WRITTEN EXERCISE:
Leave out the pictures and repeat the rest of the material exactly.

Part of a data file
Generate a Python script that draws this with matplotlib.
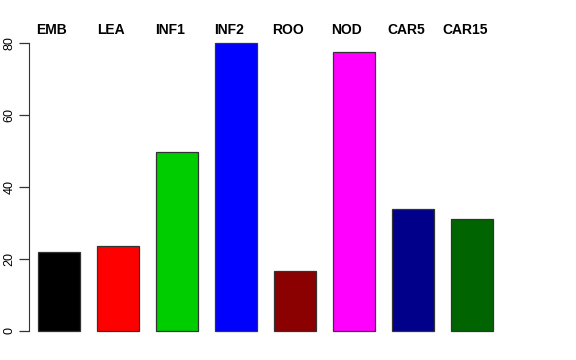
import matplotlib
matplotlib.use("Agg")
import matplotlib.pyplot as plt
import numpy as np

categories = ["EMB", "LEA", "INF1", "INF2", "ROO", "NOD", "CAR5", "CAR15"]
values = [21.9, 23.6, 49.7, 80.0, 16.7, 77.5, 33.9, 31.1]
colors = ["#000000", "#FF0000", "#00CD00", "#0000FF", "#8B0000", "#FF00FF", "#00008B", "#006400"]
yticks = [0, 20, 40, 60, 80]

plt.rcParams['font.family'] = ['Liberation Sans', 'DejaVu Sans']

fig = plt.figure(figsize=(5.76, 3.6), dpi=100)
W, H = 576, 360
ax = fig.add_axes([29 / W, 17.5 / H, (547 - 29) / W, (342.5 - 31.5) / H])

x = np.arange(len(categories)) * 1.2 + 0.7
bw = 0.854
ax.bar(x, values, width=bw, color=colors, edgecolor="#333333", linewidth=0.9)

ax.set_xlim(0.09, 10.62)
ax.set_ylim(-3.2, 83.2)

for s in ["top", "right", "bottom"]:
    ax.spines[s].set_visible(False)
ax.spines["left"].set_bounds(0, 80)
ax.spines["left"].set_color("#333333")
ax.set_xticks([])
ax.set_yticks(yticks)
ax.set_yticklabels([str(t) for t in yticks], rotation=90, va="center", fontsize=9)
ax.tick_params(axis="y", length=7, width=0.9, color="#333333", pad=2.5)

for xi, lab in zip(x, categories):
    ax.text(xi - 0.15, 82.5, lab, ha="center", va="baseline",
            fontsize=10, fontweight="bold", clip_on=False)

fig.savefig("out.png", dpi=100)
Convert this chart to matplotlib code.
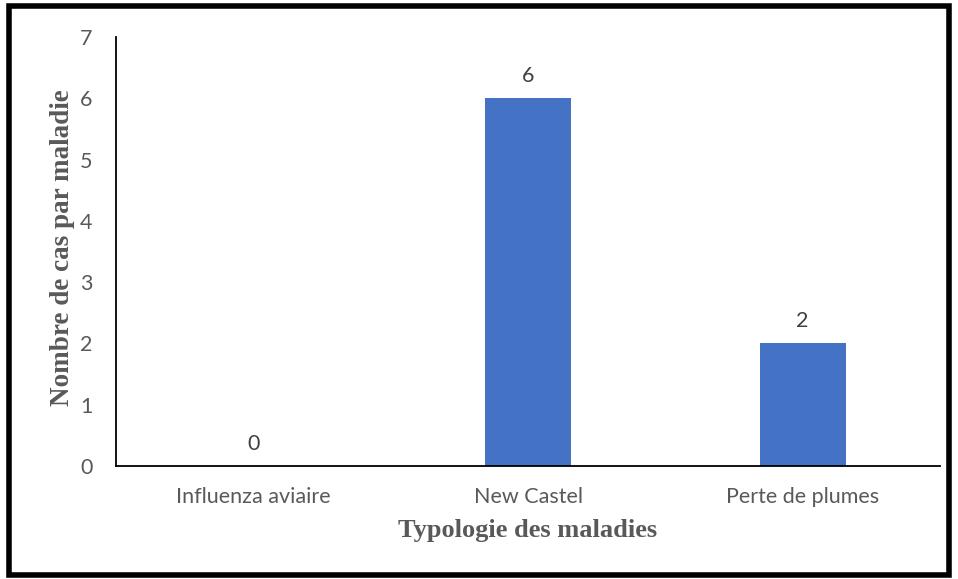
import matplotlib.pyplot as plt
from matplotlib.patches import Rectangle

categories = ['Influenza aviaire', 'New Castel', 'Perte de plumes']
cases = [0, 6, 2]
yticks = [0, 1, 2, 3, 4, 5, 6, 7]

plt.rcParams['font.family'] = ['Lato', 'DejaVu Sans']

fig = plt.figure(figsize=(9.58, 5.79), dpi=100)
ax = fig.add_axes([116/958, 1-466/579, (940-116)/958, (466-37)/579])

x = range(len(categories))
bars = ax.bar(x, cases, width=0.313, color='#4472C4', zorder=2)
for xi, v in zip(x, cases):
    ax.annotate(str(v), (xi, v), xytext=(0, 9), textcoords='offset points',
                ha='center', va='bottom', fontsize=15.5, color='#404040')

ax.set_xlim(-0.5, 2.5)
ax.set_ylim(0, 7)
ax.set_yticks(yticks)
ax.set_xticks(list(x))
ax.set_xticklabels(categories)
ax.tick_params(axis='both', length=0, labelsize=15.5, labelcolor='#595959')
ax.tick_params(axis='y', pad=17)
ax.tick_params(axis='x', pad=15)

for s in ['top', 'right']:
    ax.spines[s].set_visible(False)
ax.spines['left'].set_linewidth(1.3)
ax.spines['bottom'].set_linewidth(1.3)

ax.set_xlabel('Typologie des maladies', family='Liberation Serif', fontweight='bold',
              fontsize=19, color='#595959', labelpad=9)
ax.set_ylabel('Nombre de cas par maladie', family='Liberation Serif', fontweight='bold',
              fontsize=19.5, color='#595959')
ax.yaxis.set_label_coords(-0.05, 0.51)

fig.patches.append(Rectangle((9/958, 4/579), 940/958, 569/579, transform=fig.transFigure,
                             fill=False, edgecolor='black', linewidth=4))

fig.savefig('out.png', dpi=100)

WRITTEN RESPONSE:
Generate a Python script that draws this with matplotlib.
import matplotlib
matplotlib.use("Agg")
import matplotlib.pyplot as plt
import numpy as np

categories = ["EMB", "LEA", "INF1", "INF2", "ROO", "NOD", "CAR5", "CAR15"]
values = [21.9, 23.6, 49.7, 80.0, 16.7, 77.5, 33.9, 31.1]
colors = ["#000000", "#FF0000", "#00CD00", "#0000FF", "#8B0000", "#FF00FF", "#00008B", "#006400"]
yticks = [0, 20, 40, 60, 80]

plt.rcParams['font.family'] = ['Liberation Sans', 'DejaVu Sans']

fig = plt.figure(figsize=(5.76, 3.6), dpi=100)
W, H = 576, 360
ax = fig.add_axes([29 / W, 17.5 / H, (547 - 29) / W, (342.5 - 31.5) / H])

x = np.arange(len(categories)) * 1.2 + 0.7
bw = 0.854
ax.bar(x, values, width=bw, color=colors, edgecolor="#333333", linewidth=0.9)

ax.set_xlim(0.09, 10.62)
ax.set_ylim(-3.2, 83.2)

for s in ["top", "right", "bottom"]:
    ax.spines[s].set_visible(False)
ax.spines["left"].set_bounds(0, 80)
ax.spines["left"].set_color("#333333")
ax.set_xticks([])
ax.set_yticks(yticks)
ax.set_yticklabels([str(t) for t in yticks], rotation=90, va="center", fontsize=9)
ax.tick_params(axis="y", length=7, width=0.9, color="#333333", pad=2.5)

for xi, lab in zip(x, categories):
    ax.text(xi - 0.15, 82.5, lab, ha="center", va="baseline",
            fontsize=10, fontweight="bold", clip_on=False)

fig.savefig("out.png", dpi=100)
Convert this chart to matplotlib code.
import matplotlib.pyplot as plt
from matplotlib.patches import Rectangle

categories = ['Influenza aviaire', 'New Castel', 'Perte de plumes']
cases = [0, 6, 2]
yticks = [0, 1, 2, 3, 4, 5, 6, 7]

plt.rcParams['font.family'] = ['Lato', 'DejaVu Sans']

fig = plt.figure(figsize=(9.58, 5.79), dpi=100)
ax = fig.add_axes([116/958, 1-466/579, (940-116)/958, (466-37)/579])

x = range(len(categories))
bars = ax.bar(x, cases, width=0.313, color='#4472C4', zorder=2)
for xi, v in zip(x, cases):
    ax.annotate(str(v), (xi, v), xytext=(0, 9), textcoords='offset points',
                ha='center', va='bottom', fontsize=15.5, color='#404040')

ax.set_xlim(-0.5, 2.5)
ax.set_ylim(0, 7)
ax.set_yticks(yticks)
ax.set_xticks(list(x))
ax.set_xticklabels(categories)
ax.tick_params(axis='both', length=0, labelsize=15.5, labelcolor='#595959')
ax.tick_params(axis='y', pad=17)
ax.tick_params(axis='x', pad=15)

for s in ['top', 'right']:
    ax.spines[s].set_visible(False)
ax.spines['left'].set_linewidth(1.3)
ax.spines['bottom'].set_linewidth(1.3)

ax.set_xlabel('Typologie des maladies', family='Liberation Serif', fontweight='bold',
              fontsize=19, color='#595959', labelpad=9)
ax.set_ylabel('Nombre de cas par maladie', family='Liberation Serif', fontweight='bold',
              fontsize=19.5, color='#595959')
ax.yaxis.set_label_coords(-0.05, 0.51)

fig.patches.append(Rectangle((9/958, 4/579), 940/958, 569/579, transform=fig.transFigure,
                             fill=False, edgecolor='black', linewidth=4))

fig.savefig('out.png', dpi=100)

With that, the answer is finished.